The American Cancer Society, the National Cancer Institute, the North American Association of Central Cancer Registries (NAACCR), the National Institute on Aging (NIA), and the Centers for Disease Control and Prevention, including the National Center for Health Statistics (NCHS) and the National Center for Chronic Disease Prevention and Health Promotion, collaborated to provide an annual update on cancer occurrence and trends in the United States. This year's report contained a special feature focusing on implications of age and aging on the U.S. cancer burden.

METHODS

For 1995 through 1999, age‐specific rates and age‐adjusted rates were calculated for the major cancers using incidence data from the Surveillance, Epidemiology, and End Results Program, the National Program of Cancer Registries, and the NAACCR, and mortality data from NCHS. Joinpoint analysis, a model of joined line segments, was used to examine 1973–1999 trends in incidence and death rates by age for the four most common cancers. Deaths were classified using the eighth, ninth, and tenth revisions of the International Classification of Diseases. Age‐adjusted incidence and death rates were standardized to the year 2000 population, which places more emphasis on older persons, in whom cancer rates are higher.

RESULTS

Across all ages, overall cancer death rates decreased in men and women from 1993 through 1999, while cancer incidence rates stabilized from 1995 through 1999. Age‐specific trends varied by site, sex, and race. For example, breast cancer incidence rates increased in women aged 50‐64 years, whereas breast cancer death rates decreased in each age group.

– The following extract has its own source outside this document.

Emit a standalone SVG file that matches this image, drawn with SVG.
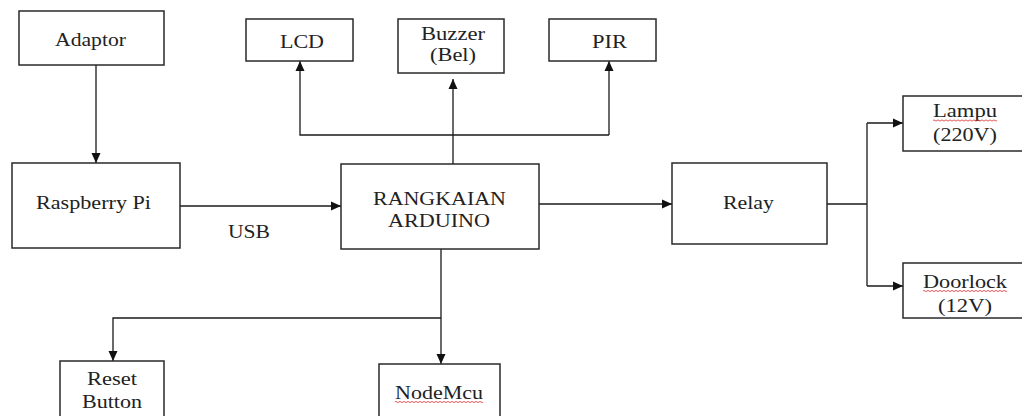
<svg xmlns="http://www.w3.org/2000/svg" width="1022" height="416" viewBox="0 0 1022 416">
<style>
.box{fill:#fff;stroke:#2a2a2a;stroke-width:1.5}
.ln{fill:none;stroke:#1a1a1a;stroke-width:1.3}
.t{font-family:'Liberation Serif','Times New Roman','DejaVu Serif',serif;font-size:19px;fill:#222;text-anchor:middle}
.sq{fill:none;stroke:#e03030;stroke-width:0.8}
</style>
<defs>
<marker id="ah" markerUnits="userSpaceOnUse" markerWidth="10" markerHeight="10" refX="10" refY="5" orient="auto">
<path d="M0,0.5 L10,5 L0,9.5 z" fill="#111"/>
</marker>
</defs>
<rect width="1022" height="416" fill="#fff"/>
<g id="connectors">
<path class="ln" d="M96,65 V163" marker-end="url(#ah)"/>
<path class="ln" d="M180,206 H341" marker-end="url(#ah)"/>
<path class="ln" d="M453,164 V79" marker-end="url(#ah)"/>
<path class="ln" d="M609,135 H300 V61" marker-end="url(#ah)"/>
<path class="ln" d="M609,135 V61" marker-end="url(#ah)"/>
<path class="ln" d="M539,204 H672" marker-end="url(#ah)"/>
<path class="ln" d="M827,204 H867 M867,123 V286"/>
<path class="ln" d="M867,123 H903" marker-end="url(#ah)"/>
<path class="ln" d="M867,286 H903" marker-end="url(#ah)"/>
<path class="ln" d="M441,249 V364" marker-end="url(#ah)"/>
<path class="ln" d="M441,318 H113 V361" marker-end="url(#ah)"/>
</g>
<g id="adaptor"><rect class="box" x="19" y="11" width="145" height="54"/><text class="t" x="90.5" y="46" textLength="71" lengthAdjust="spacingAndGlyphs">Adaptor</text></g>
<g id="lcd"><rect class="box" x="246" y="19" width="107" height="42"/><text class="t" x="302" y="48" textLength="44" lengthAdjust="spacingAndGlyphs">LCD</text></g>
<g id="buzzer"><rect class="box" x="398" y="19" width="106" height="54"/><text class="t" x="453" y="40" textLength="64" lengthAdjust="spacingAndGlyphs">Buzzer</text><text class="t" x="453" y="61" textLength="46" lengthAdjust="spacingAndGlyphs">(Bel)</text></g>
<g id="pir"><rect class="box" x="549" y="19" width="107" height="42"/><text class="t" x="609.5" y="48" textLength="35" lengthAdjust="spacingAndGlyphs">PIR</text></g>
<g id="raspberry"><rect class="box" x="12" y="163" width="168" height="85"/><text class="t" x="93.5" y="209" textLength="115" lengthAdjust="spacingAndGlyphs">Raspberry Pi</text></g>
<g id="usb-label"><text class="t" x="249" y="238" textLength="42" lengthAdjust="spacingAndGlyphs">USB</text></g>
<g id="arduino"><rect class="box" x="341" y="164" width="198" height="85"/><text class="t" x="439.5" y="205" textLength="133" lengthAdjust="spacingAndGlyphs">RANGKAIAN</text><text class="t" x="439" y="227" textLength="102" lengthAdjust="spacingAndGlyphs">ARDUINO</text></g>
<g id="relay"><rect class="box" x="672" y="163" width="155" height="81"/><text class="t" x="748.5" y="209" textLength="51" lengthAdjust="spacingAndGlyphs">Relay</text></g>
<g id="lampu"><rect class="box" x="903" y="96" width="130" height="55"/><text class="t" x="965" y="117" textLength="64" lengthAdjust="spacingAndGlyphs">Lampu</text><path class="sq" d="M933,120.5 q1,-1.2 2,0 t2,0 t2,0 t2,0 t2,0 t2,0 t2,0 t2,0 t2,0 t2,0 t2,0 t2,0 t2,0 t2,0 t2,0 t2,0 t2,0 t2,0 t2,0 t2,0 t2,0 t2,0 t2,0 t2,0 t2,0 t2,0 t2,0 t2,0 t2,0 t2,0 t2,0 t2,0"/><text class="t" x="965" y="141" textLength="64" lengthAdjust="spacingAndGlyphs">(220V)</text></g>
<g id="doorlock"><rect class="box" x="903" y="263" width="130" height="55"/><text class="t" x="965" y="288" textLength="84" lengthAdjust="spacingAndGlyphs">Doorlock</text><path class="sq" d="M923,291 q1,-1.2 2,0 t2,0 t2,0 t2,0 t2,0 t2,0 t2,0 t2,0 t2,0 t2,0 t2,0 t2,0 t2,0 t2,0 t2,0 t2,0 t2,0 t2,0 t2,0 t2,0 t2,0 t2,0 t2,0 t2,0 t2,0 t2,0 t2,0 t2,0 t2,0 t2,0 t2,0 t2,0 t2,0 t2,0 t2,0 t2,0 t2,0 t2,0 t2,0 t2,0 t2,0 t2,0"/><text class="t" x="965" y="312" textLength="54" lengthAdjust="spacingAndGlyphs">(12V)</text></g>
<g id="reset"><rect class="box" x="60" y="361" width="104" height="70"/><text class="t" x="112" y="385" textLength="50" lengthAdjust="spacingAndGlyphs">Reset</text><text class="t" x="112" y="408" textLength="60" lengthAdjust="spacingAndGlyphs">Button</text></g>
<g id="nodemcu"><rect class="box" x="379" y="364" width="121" height="70"/><text class="t" x="439" y="399" textLength="88" lengthAdjust="spacingAndGlyphs">NodeMcu</text><path class="sq" d="M395,402 q1,-1.2 2,0 t2,0 t2,0 t2,0 t2,0 t2,0 t2,0 t2,0 t2,0 t2,0 t2,0 t2,0 t2,0 t2,0 t2,0 t2,0 t2,0 t2,0 t2,0 t2,0 t2,0 t2,0 t2,0 t2,0 t2,0 t2,0 t2,0 t2,0 t2,0 t2,0 t2,0 t2,0 t2,0 t2,0 t2,0 t2,0 t2,0 t2,0 t2,0 t2,0 t2,0 t2,0 t2,0 t2,0"/></g>
</svg>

However, a major determinant of the future cancer burden is the demographic phenomenon of the aging and increasing size of the U.S. population. The total number of cancer cases can be expected to double by 2050 if current incidence rates remain stable.

CONCLUSIONS

Despite the continuing decrease in cancer death rates and stabilization of cancer incidence rates, the overall growth and aging of the U.S. population can be expected to increase the burden of cancer in our nation. Cancer 2002;94:2766–92. © 2002 American Cancer Society.